▸ Data:
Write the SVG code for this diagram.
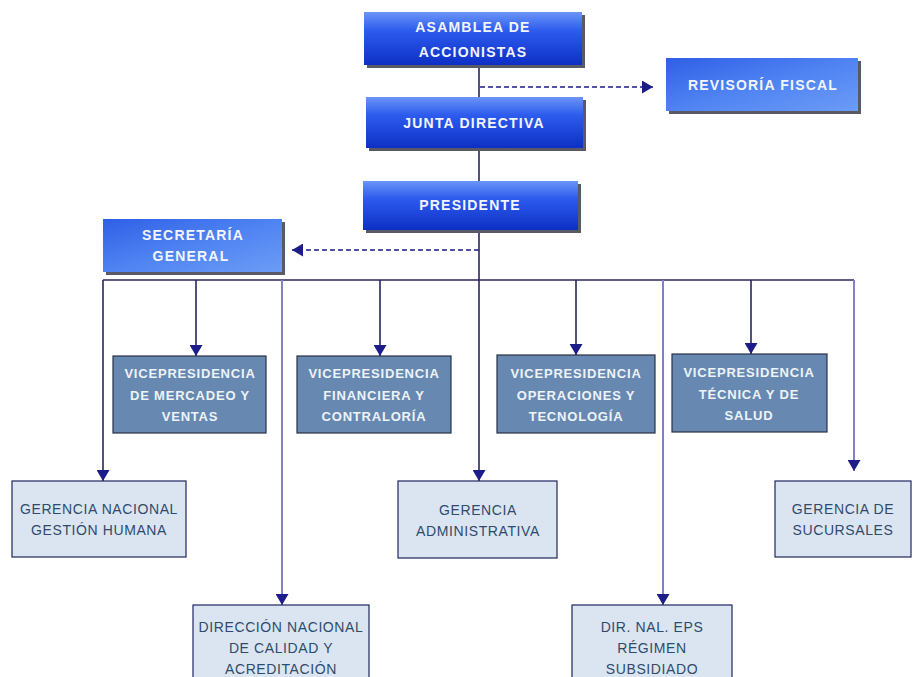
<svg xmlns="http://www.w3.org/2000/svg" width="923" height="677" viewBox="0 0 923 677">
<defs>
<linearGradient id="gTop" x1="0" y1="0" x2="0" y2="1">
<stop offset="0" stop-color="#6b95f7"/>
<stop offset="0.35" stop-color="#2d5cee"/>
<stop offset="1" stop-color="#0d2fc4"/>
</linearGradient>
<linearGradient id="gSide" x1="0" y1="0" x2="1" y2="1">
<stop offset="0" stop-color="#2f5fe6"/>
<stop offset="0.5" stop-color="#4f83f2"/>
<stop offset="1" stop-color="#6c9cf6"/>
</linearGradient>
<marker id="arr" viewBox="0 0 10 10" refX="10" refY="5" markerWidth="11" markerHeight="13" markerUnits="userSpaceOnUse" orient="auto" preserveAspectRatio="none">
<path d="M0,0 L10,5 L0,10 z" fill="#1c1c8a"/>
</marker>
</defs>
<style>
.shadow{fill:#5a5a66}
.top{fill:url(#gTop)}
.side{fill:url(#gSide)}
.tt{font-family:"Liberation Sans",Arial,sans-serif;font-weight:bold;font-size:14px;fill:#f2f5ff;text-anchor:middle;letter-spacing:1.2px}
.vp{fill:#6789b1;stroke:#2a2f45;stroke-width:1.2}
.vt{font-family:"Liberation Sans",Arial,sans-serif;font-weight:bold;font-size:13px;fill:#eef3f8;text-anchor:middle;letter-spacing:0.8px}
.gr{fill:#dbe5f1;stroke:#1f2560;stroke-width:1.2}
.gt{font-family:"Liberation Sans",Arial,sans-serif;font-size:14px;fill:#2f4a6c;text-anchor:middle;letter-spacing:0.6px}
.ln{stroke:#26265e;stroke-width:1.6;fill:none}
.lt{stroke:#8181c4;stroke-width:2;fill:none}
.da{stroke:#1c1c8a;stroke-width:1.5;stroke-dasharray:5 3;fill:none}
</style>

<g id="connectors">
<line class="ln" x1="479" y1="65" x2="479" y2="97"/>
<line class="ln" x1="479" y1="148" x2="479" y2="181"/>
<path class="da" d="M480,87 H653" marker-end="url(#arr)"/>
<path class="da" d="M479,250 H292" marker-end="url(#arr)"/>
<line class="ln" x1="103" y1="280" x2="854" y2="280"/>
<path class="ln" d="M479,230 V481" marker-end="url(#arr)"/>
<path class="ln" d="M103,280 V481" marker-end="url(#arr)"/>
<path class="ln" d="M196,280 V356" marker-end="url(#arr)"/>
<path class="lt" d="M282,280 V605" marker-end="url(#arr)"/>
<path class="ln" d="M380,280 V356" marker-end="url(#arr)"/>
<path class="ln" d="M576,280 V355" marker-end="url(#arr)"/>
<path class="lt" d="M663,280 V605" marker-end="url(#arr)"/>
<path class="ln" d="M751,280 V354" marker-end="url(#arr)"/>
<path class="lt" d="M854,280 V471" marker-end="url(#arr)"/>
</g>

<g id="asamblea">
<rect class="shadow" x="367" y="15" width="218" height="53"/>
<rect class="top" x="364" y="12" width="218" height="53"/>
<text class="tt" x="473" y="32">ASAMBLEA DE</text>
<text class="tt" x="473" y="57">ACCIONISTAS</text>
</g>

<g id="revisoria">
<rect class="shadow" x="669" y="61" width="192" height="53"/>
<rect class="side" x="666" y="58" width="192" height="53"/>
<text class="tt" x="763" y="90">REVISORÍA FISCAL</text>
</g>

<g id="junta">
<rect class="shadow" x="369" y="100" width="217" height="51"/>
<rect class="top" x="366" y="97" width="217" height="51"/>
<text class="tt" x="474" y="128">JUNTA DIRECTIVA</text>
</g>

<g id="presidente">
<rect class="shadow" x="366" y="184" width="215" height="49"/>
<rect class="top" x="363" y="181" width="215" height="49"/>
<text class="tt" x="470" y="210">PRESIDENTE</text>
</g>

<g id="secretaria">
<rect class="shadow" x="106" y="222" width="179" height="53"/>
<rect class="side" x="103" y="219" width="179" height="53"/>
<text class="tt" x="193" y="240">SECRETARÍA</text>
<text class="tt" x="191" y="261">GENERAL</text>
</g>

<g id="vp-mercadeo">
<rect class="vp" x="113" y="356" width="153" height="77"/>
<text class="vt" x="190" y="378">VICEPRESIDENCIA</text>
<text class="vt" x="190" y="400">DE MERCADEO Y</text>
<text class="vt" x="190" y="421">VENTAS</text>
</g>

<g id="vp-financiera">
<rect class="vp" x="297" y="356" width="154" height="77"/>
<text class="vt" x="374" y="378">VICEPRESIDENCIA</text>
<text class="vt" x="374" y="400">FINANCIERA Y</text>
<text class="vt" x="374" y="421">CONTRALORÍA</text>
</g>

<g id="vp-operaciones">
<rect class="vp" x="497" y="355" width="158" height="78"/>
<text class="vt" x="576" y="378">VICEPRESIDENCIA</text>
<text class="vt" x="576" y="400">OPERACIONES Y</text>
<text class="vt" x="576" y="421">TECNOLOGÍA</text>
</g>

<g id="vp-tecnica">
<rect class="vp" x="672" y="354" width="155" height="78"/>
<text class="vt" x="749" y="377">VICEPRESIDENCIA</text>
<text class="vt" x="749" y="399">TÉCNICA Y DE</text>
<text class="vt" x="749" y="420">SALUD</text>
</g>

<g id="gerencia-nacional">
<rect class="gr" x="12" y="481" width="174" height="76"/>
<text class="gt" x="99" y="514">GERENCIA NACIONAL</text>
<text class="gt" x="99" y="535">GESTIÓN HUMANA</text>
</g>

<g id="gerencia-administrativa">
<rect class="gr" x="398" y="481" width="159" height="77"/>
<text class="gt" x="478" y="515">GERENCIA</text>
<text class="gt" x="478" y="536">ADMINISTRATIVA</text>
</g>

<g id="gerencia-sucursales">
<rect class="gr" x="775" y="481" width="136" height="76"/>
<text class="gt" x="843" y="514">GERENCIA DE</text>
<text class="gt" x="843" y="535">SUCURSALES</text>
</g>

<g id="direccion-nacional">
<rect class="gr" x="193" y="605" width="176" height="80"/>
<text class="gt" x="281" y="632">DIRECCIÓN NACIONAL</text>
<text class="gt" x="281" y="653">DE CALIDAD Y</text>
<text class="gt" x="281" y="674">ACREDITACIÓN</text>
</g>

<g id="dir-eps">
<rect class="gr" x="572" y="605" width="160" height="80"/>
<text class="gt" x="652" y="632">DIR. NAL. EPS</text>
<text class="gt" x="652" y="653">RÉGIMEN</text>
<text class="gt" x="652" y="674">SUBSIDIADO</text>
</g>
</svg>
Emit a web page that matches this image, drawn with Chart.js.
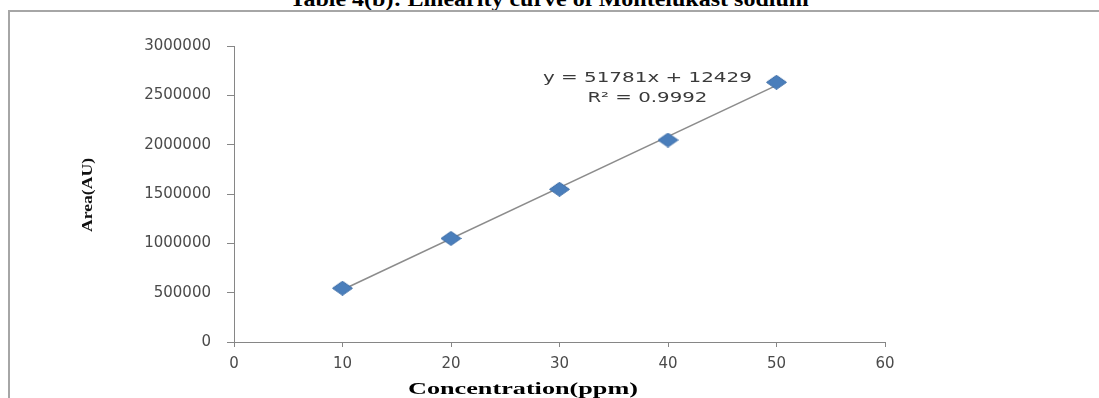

▸ What is required:
Quote in full the listing given above; the images are to be left out.

▸ Solution:
Write the SVG code for this diagram.
<svg xmlns="http://www.w3.org/2000/svg" width="923" height="677" viewBox="0 0 923 677">
<defs>
<linearGradient id="gTop" x1="0" y1="0" x2="0" y2="1">
<stop offset="0" stop-color="#6b95f7"/>
<stop offset="0.35" stop-color="#2d5cee"/>
<stop offset="1" stop-color="#0d2fc4"/>
</linearGradient>
<linearGradient id="gSide" x1="0" y1="0" x2="1" y2="1">
<stop offset="0" stop-color="#2f5fe6"/>
<stop offset="0.5" stop-color="#4f83f2"/>
<stop offset="1" stop-color="#6c9cf6"/>
</linearGradient>
<marker id="arr" viewBox="0 0 10 10" refX="10" refY="5" markerWidth="11" markerHeight="13" markerUnits="userSpaceOnUse" orient="auto" preserveAspectRatio="none">
<path d="M0,0 L10,5 L0,10 z" fill="#1c1c8a"/>
</marker>
</defs>
<style>
.shadow{fill:#5a5a66}
.top{fill:url(#gTop)}
.side{fill:url(#gSide)}
.tt{font-family:"Liberation Sans",Arial,sans-serif;font-weight:bold;font-size:14px;fill:#f2f5ff;text-anchor:middle;letter-spacing:1.2px}
.vp{fill:#6789b1;stroke:#2a2f45;stroke-width:1.2}
.vt{font-family:"Liberation Sans",Arial,sans-serif;font-weight:bold;font-size:13px;fill:#eef3f8;text-anchor:middle;letter-spacing:0.8px}
.gr{fill:#dbe5f1;stroke:#1f2560;stroke-width:1.2}
.gt{font-family:"Liberation Sans",Arial,sans-serif;font-size:14px;fill:#2f4a6c;text-anchor:middle;letter-spacing:0.6px}
.ln{stroke:#26265e;stroke-width:1.6;fill:none}
.lt{stroke:#8181c4;stroke-width:2;fill:none}
.da{stroke:#1c1c8a;stroke-width:1.5;stroke-dasharray:5 3;fill:none}
</style>

<g id="connectors">
<line class="ln" x1="479" y1="65" x2="479" y2="97"/>
<line class="ln" x1="479" y1="148" x2="479" y2="181"/>
<path class="da" d="M480,87 H653" marker-end="url(#arr)"/>
<path class="da" d="M479,250 H292" marker-end="url(#arr)"/>
<line class="ln" x1="103" y1="280" x2="854" y2="280"/>
<path class="ln" d="M479,230 V481" marker-end="url(#arr)"/>
<path class="ln" d="M103,280 V481" marker-end="url(#arr)"/>
<path class="ln" d="M196,280 V356" marker-end="url(#arr)"/>
<path class="lt" d="M282,280 V605" marker-end="url(#arr)"/>
<path class="ln" d="M380,280 V356" marker-end="url(#arr)"/>
<path class="ln" d="M576,280 V355" marker-end="url(#arr)"/>
<path class="lt" d="M663,280 V605" marker-end="url(#arr)"/>
<path class="ln" d="M751,280 V354" marker-end="url(#arr)"/>
<path class="lt" d="M854,280 V471" marker-end="url(#arr)"/>
</g>

<g id="asamblea">
<rect class="shadow" x="367" y="15" width="218" height="53"/>
<rect class="top" x="364" y="12" width="218" height="53"/>
<text class="tt" x="473" y="32">ASAMBLEA DE</text>
<text class="tt" x="473" y="57">ACCIONISTAS</text>
</g>

<g id="revisoria">
<rect class="shadow" x="669" y="61" width="192" height="53"/>
<rect class="side" x="666" y="58" width="192" height="53"/>
<text class="tt" x="763" y="90">REVISORÍA FISCAL</text>
</g>

<g id="junta">
<rect class="shadow" x="369" y="100" width="217" height="51"/>
<rect class="top" x="366" y="97" width="217" height="51"/>
<text class="tt" x="474" y="128">JUNTA DIRECTIVA</text>
</g>

<g id="presidente">
<rect class="shadow" x="366" y="184" width="215" height="49"/>
<rect class="top" x="363" y="181" width="215" height="49"/>
<text class="tt" x="470" y="210">PRESIDENTE</text>
</g>

<g id="secretaria">
<rect class="shadow" x="106" y="222" width="179" height="53"/>
<rect class="side" x="103" y="219" width="179" height="53"/>
<text class="tt" x="193" y="240">SECRETARÍA</text>
<text class="tt" x="191" y="261">GENERAL</text>
</g>

<g id="vp-mercadeo">
<rect class="vp" x="113" y="356" width="153" height="77"/>
<text class="vt" x="190" y="378">VICEPRESIDENCIA</text>
<text class="vt" x="190" y="400">DE MERCADEO Y</text>
<text class="vt" x="190" y="421">VENTAS</text>
</g>

<g id="vp-financiera">
<rect class="vp" x="297" y="356" width="154" height="77"/>
<text class="vt" x="374" y="378">VICEPRESIDENCIA</text>
<text class="vt" x="374" y="400">FINANCIERA Y</text>
<text class="vt" x="374" y="421">CONTRALORÍA</text>
</g>

<g id="vp-operaciones">
<rect class="vp" x="497" y="355" width="158" height="78"/>
<text class="vt" x="576" y="378">VICEPRESIDENCIA</text>
<text class="vt" x="576" y="400">OPERACIONES Y</text>
<text class="vt" x="576" y="421">TECNOLOGÍA</text>
</g>

<g id="vp-tecnica">
<rect class="vp" x="672" y="354" width="155" height="78"/>
<text class="vt" x="749" y="377">VICEPRESIDENCIA</text>
<text class="vt" x="749" y="399">TÉCNICA Y DE</text>
<text class="vt" x="749" y="420">SALUD</text>
</g>

<g id="gerencia-nacional">
<rect class="gr" x="12" y="481" width="174" height="76"/>
<text class="gt" x="99" y="514">GERENCIA NACIONAL</text>
<text class="gt" x="99" y="535">GESTIÓN HUMANA</text>
</g>

<g id="gerencia-administrativa">
<rect class="gr" x="398" y="481" width="159" height="77"/>
<text class="gt" x="478" y="515">GERENCIA</text>
<text class="gt" x="478" y="536">ADMINISTRATIVA</text>
</g>

<g id="gerencia-sucursales">
<rect class="gr" x="775" y="481" width="136" height="76"/>
<text class="gt" x="843" y="514">GERENCIA DE</text>
<text class="gt" x="843" y="535">SUCURSALES</text>
</g>

<g id="direccion-nacional">
<rect class="gr" x="193" y="605" width="176" height="80"/>
<text class="gt" x="281" y="632">DIRECCIÓN NACIONAL</text>
<text class="gt" x="281" y="653">DE CALIDAD Y</text>
<text class="gt" x="281" y="674">ACREDITACIÓN</text>
</g>

<g id="dir-eps">
<rect class="gr" x="572" y="605" width="160" height="80"/>
<text class="gt" x="652" y="632">DIR. NAL. EPS</text>
<text class="gt" x="652" y="653">RÉGIMEN</text>
<text class="gt" x="652" y="674">SUBSIDIADO</text>
</g>
</svg>
Emit a web page that matches this image, drawn with Chart.js.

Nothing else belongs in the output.